# STATED PROBLEM:
Pick out each line of the records in which the word "with" appears.

========================================

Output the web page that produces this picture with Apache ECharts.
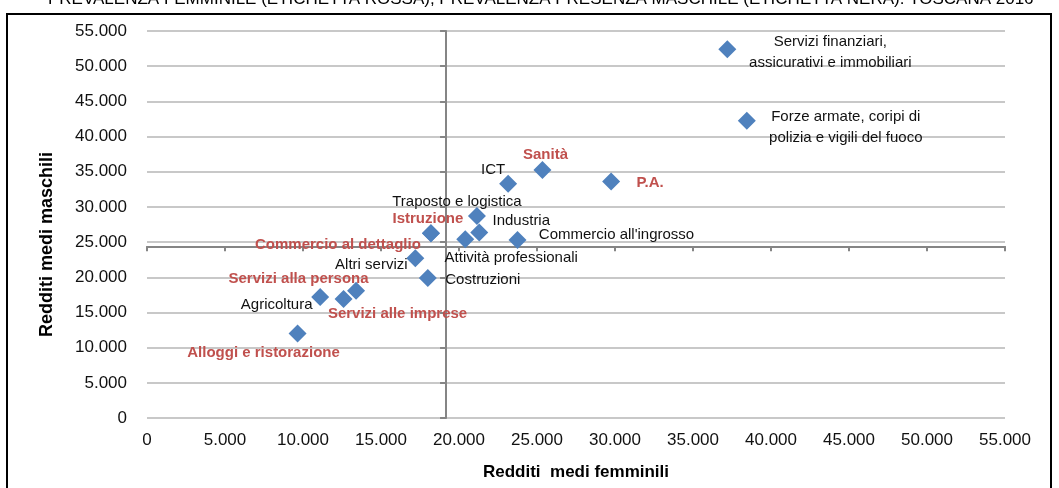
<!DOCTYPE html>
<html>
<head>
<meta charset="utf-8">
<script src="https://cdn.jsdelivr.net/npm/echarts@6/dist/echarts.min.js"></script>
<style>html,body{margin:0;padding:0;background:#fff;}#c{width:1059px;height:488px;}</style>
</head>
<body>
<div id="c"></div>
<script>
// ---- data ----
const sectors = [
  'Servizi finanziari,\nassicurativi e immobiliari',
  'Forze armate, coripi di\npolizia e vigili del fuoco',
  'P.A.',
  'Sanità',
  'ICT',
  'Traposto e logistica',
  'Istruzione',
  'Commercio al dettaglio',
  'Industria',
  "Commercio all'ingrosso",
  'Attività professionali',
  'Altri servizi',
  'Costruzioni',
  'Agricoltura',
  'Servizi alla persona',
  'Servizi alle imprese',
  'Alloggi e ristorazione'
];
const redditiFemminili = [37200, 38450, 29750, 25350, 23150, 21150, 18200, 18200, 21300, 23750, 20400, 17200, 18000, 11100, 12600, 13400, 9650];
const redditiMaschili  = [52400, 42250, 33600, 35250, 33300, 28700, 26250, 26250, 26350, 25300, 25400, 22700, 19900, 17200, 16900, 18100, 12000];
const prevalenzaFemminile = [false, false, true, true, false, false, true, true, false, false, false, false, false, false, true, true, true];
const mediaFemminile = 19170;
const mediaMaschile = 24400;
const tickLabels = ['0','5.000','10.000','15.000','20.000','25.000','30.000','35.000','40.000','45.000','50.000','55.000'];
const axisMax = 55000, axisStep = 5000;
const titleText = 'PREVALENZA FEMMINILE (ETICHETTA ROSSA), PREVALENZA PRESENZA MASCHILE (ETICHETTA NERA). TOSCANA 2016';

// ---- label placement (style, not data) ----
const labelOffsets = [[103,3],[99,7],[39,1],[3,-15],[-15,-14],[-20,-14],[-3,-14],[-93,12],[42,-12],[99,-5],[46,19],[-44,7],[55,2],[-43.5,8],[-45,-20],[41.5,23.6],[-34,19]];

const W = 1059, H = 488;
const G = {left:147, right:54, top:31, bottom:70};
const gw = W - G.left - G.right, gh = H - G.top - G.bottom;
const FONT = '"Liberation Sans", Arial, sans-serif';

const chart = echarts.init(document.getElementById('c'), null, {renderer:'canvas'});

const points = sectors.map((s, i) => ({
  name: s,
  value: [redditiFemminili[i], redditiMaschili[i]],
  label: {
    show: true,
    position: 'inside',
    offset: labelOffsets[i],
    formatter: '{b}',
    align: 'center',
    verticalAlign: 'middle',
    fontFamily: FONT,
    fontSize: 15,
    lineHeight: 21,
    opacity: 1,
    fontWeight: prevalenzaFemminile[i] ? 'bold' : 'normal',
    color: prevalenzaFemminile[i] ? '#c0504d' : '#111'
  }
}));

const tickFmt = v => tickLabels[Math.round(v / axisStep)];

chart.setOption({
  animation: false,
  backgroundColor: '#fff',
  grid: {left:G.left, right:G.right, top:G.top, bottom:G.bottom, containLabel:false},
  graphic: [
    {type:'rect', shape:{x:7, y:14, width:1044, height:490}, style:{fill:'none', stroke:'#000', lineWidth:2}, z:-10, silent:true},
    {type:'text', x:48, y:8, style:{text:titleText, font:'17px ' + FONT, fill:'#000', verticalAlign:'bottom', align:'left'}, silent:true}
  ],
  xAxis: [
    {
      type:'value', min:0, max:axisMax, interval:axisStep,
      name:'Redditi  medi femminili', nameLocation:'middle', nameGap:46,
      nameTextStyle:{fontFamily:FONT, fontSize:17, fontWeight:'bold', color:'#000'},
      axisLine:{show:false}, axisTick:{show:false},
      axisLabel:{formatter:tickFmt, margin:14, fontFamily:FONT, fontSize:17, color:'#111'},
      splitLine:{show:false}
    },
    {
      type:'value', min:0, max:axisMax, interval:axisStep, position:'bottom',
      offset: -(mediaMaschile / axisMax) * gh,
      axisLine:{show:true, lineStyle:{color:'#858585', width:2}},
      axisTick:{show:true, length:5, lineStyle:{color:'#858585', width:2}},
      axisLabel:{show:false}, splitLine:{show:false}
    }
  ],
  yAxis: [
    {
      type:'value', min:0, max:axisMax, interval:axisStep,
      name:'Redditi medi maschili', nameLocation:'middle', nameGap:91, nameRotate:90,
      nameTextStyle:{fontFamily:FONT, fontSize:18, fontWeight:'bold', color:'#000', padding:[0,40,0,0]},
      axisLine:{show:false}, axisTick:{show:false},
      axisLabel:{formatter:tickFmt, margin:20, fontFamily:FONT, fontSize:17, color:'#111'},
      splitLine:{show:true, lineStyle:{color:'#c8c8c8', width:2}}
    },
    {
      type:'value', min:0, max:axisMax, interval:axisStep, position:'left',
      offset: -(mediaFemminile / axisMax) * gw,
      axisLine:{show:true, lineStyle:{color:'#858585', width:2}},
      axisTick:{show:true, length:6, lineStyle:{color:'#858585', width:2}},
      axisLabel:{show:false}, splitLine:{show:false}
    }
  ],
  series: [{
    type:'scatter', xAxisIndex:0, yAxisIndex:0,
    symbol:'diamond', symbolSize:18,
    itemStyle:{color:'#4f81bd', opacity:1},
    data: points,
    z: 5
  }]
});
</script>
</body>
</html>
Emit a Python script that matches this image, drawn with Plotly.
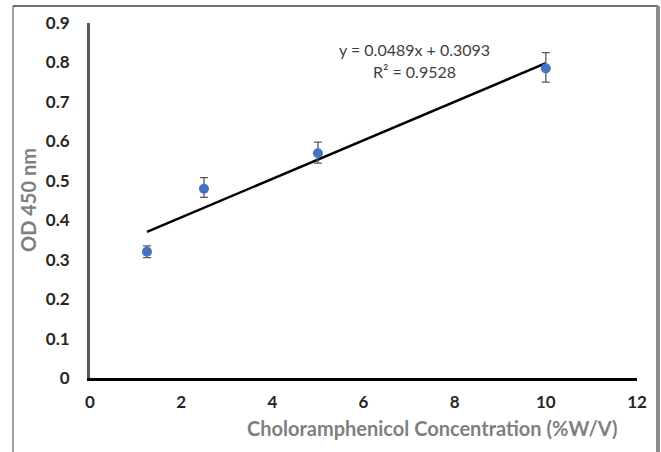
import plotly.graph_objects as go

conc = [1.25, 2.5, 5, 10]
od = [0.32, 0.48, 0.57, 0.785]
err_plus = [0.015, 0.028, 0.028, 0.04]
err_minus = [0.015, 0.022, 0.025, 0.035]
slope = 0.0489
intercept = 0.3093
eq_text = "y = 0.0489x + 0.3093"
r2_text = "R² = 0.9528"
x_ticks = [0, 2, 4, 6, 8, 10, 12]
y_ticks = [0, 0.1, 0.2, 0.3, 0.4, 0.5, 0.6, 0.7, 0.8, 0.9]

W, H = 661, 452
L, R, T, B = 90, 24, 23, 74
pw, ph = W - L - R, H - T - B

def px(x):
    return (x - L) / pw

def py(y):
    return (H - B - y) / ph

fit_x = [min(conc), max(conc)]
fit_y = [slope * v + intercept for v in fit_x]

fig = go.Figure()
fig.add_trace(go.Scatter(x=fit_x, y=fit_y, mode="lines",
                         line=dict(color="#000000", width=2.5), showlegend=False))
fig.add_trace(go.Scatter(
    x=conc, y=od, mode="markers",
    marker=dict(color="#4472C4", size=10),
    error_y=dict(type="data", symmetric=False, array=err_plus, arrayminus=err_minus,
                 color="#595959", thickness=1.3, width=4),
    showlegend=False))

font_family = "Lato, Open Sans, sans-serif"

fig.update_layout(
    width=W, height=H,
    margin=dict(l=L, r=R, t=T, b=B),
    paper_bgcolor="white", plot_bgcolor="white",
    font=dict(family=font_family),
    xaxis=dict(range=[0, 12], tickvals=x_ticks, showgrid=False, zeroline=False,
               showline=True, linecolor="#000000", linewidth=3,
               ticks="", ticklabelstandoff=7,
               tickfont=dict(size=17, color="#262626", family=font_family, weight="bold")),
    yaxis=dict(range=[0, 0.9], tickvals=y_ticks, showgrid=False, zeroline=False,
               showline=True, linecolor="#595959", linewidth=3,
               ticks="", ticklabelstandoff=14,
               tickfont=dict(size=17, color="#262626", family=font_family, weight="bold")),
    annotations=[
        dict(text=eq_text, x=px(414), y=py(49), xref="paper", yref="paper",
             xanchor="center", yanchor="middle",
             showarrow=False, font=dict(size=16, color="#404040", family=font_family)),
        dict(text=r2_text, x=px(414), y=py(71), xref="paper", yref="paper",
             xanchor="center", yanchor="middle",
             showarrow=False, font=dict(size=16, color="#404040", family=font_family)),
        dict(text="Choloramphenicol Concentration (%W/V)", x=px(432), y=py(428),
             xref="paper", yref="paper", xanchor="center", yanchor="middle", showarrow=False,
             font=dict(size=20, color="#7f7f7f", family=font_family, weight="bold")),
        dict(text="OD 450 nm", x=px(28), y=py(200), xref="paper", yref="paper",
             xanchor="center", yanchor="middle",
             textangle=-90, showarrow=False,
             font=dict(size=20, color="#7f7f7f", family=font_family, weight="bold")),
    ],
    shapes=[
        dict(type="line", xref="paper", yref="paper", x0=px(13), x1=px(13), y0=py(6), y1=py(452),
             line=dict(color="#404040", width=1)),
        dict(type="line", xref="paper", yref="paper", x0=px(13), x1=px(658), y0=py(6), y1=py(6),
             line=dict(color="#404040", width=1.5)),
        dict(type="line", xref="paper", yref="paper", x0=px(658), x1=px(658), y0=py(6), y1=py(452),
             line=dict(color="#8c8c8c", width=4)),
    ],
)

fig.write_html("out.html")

========================================

# OUTPUT OF THE TASK:
Output the web page that produces this picture with Apache ECharts.
Emit a Python script that matches this image, drawn with Plotly.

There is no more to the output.